Description of the task — Copy the first line of the material below and every later line through the line containing "ax = fig.add_axes([0.0589, 0.1205, 0.7627, 0.8258])", without any other output.
-------- Information supplied
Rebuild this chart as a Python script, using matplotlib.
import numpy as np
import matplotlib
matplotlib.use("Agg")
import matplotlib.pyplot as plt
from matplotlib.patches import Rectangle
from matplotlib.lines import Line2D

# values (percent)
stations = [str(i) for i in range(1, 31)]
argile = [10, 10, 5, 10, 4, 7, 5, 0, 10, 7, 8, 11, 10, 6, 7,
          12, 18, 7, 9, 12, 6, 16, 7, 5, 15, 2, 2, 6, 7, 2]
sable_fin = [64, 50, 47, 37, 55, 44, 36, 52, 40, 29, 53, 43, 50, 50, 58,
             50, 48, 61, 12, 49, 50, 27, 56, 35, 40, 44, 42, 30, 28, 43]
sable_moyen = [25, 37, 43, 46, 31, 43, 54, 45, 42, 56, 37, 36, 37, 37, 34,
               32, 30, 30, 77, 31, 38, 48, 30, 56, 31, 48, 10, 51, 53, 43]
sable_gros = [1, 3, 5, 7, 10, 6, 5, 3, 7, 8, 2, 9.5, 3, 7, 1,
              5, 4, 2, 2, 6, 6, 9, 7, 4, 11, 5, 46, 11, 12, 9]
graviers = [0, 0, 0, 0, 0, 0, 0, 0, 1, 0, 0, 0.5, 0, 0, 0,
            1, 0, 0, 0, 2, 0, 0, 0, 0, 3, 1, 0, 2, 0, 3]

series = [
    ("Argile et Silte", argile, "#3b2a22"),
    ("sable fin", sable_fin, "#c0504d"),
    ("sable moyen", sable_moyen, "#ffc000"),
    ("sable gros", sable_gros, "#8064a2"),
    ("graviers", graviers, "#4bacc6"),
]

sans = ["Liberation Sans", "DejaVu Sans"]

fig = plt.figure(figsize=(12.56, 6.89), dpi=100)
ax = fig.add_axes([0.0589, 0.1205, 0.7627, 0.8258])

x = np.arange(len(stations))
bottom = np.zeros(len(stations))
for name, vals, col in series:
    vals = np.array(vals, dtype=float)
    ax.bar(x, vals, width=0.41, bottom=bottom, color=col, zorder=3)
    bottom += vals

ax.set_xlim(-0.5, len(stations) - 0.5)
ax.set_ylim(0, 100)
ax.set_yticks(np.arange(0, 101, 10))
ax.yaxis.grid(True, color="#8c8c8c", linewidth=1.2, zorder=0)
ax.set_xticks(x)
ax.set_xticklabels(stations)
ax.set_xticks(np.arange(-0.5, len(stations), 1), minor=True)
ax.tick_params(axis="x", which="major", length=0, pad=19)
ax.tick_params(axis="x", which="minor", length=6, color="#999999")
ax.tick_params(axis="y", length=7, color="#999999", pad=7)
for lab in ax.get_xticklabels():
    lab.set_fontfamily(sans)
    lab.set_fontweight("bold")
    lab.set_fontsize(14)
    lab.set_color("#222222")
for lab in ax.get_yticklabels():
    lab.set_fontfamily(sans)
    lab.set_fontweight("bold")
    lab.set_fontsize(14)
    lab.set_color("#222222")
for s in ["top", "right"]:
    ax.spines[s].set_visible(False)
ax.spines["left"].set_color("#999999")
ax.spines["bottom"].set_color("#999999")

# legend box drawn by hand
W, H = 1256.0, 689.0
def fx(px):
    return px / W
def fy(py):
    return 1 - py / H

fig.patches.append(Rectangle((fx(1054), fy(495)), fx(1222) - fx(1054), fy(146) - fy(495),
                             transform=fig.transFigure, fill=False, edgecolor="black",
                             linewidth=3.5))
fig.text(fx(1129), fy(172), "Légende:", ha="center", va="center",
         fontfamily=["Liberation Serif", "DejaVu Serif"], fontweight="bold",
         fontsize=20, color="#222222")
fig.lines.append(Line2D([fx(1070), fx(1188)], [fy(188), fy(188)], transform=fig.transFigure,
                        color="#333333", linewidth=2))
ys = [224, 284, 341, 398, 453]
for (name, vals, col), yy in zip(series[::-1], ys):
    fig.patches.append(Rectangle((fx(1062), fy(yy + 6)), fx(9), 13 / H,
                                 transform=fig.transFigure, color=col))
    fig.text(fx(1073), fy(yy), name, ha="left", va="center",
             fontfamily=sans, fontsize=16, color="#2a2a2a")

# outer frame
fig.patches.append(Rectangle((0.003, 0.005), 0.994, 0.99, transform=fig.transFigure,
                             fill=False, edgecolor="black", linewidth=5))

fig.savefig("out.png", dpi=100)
----------------
Solution to this exercise —
Rebuild this chart as a Python script, using matplotlib.
import numpy as np
import matplotlib
matplotlib.use("Agg")
import matplotlib.pyplot as plt
from matplotlib.patches import Rectangle
from matplotlib.lines import Line2D

# values (percent)
stations = [str(i) for i in range(1, 31)]
argile = [10, 10, 5, 10, 4, 7, 5, 0, 10, 7, 8, 11, 10, 6, 7,
          12, 18, 7, 9, 12, 6, 16, 7, 5, 15, 2, 2, 6, 7, 2]
sable_fin = [64, 50, 47, 37, 55, 44, 36, 52, 40, 29, 53, 43, 50, 50, 58,
             50, 48, 61, 12, 49, 50, 27, 56, 35, 40, 44, 42, 30, 28, 43]
sable_moyen = [25, 37, 43, 46, 31, 43, 54, 45, 42, 56, 37, 36, 37, 37, 34,
               32, 30, 30, 77, 31, 38, 48, 30, 56, 31, 48, 10, 51, 53, 43]
sable_gros = [1, 3, 5, 7, 10, 6, 5, 3, 7, 8, 2, 9.5, 3, 7, 1,
              5, 4, 2, 2, 6, 6, 9, 7, 4, 11, 5, 46, 11, 12, 9]
graviers = [0, 0, 0, 0, 0, 0, 0, 0, 1, 0, 0, 0.5, 0, 0, 0,
            1, 0, 0, 0, 2, 0, 0, 0, 0, 3, 1, 0, 2, 0, 3]

series = [
    ("Argile et Silte", argile, "#3b2a22"),
    ("sable fin", sable_fin, "#c0504d"),
    ("sable moyen", sable_moyen, "#ffc000"),
    ("sable gros", sable_gros, "#8064a2"),
    ("graviers", graviers, "#4bacc6"),
]

sans = ["Liberation Sans", "DejaVu Sans"]

fig = plt.figure(figsize=(12.56, 6.89), dpi=100)
ax = fig.add_axes([0.0589, 0.1205, 0.7627, 0.8258])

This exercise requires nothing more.